The lawyers will tell us different – and so will those who would relish a court result against the Dominica Prime Minister, whatever the political consequences, if any. But, in the end, as always, there are lessons for every country in the Caribbean where the matter of allegiance to another country arises.
A major lesson all countries must have learned by now is that each country has to make its position clear before every general election or by-election, so that potential candidates can know, up front, that they are required to declare their status ahead of selection or registration. In this case, St.

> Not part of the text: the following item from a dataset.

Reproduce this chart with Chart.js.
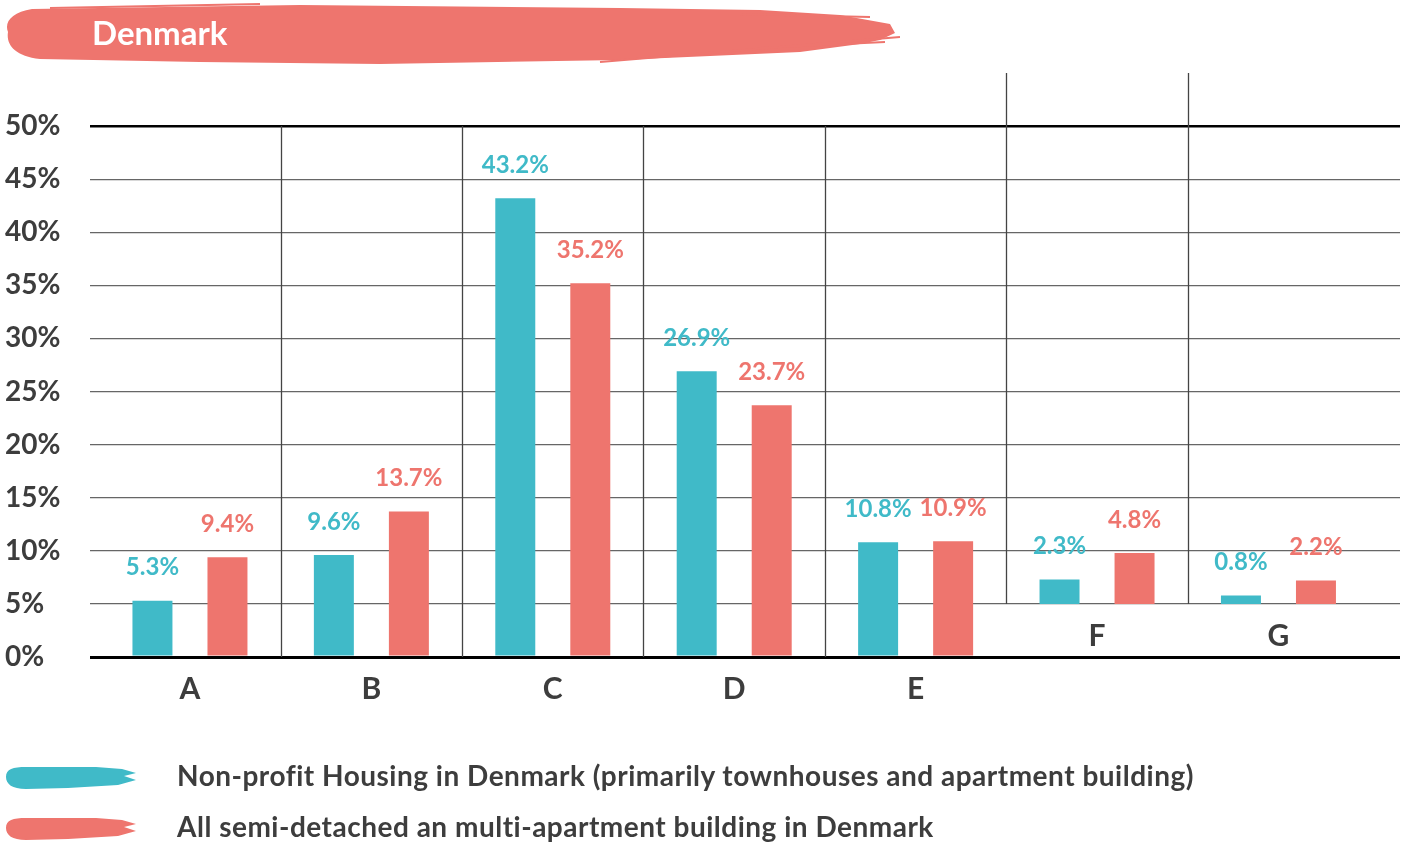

Lucia is offering the simple solution – where it does not yet exist -- of adopting the principle of having the question posed on the related application form.
From what they’ve said on TV, the local Electoral Commissioners know that the Registration Form for election candidates in use at the moment does not ask them or require them to state whether they are citizens of, or in sworn allegiance to any other country. Will the local form be changed? We don’t know yet, but it would be a good step if it were recommended by the Commission and adopted by the House of Assembly ahead of the next general elections.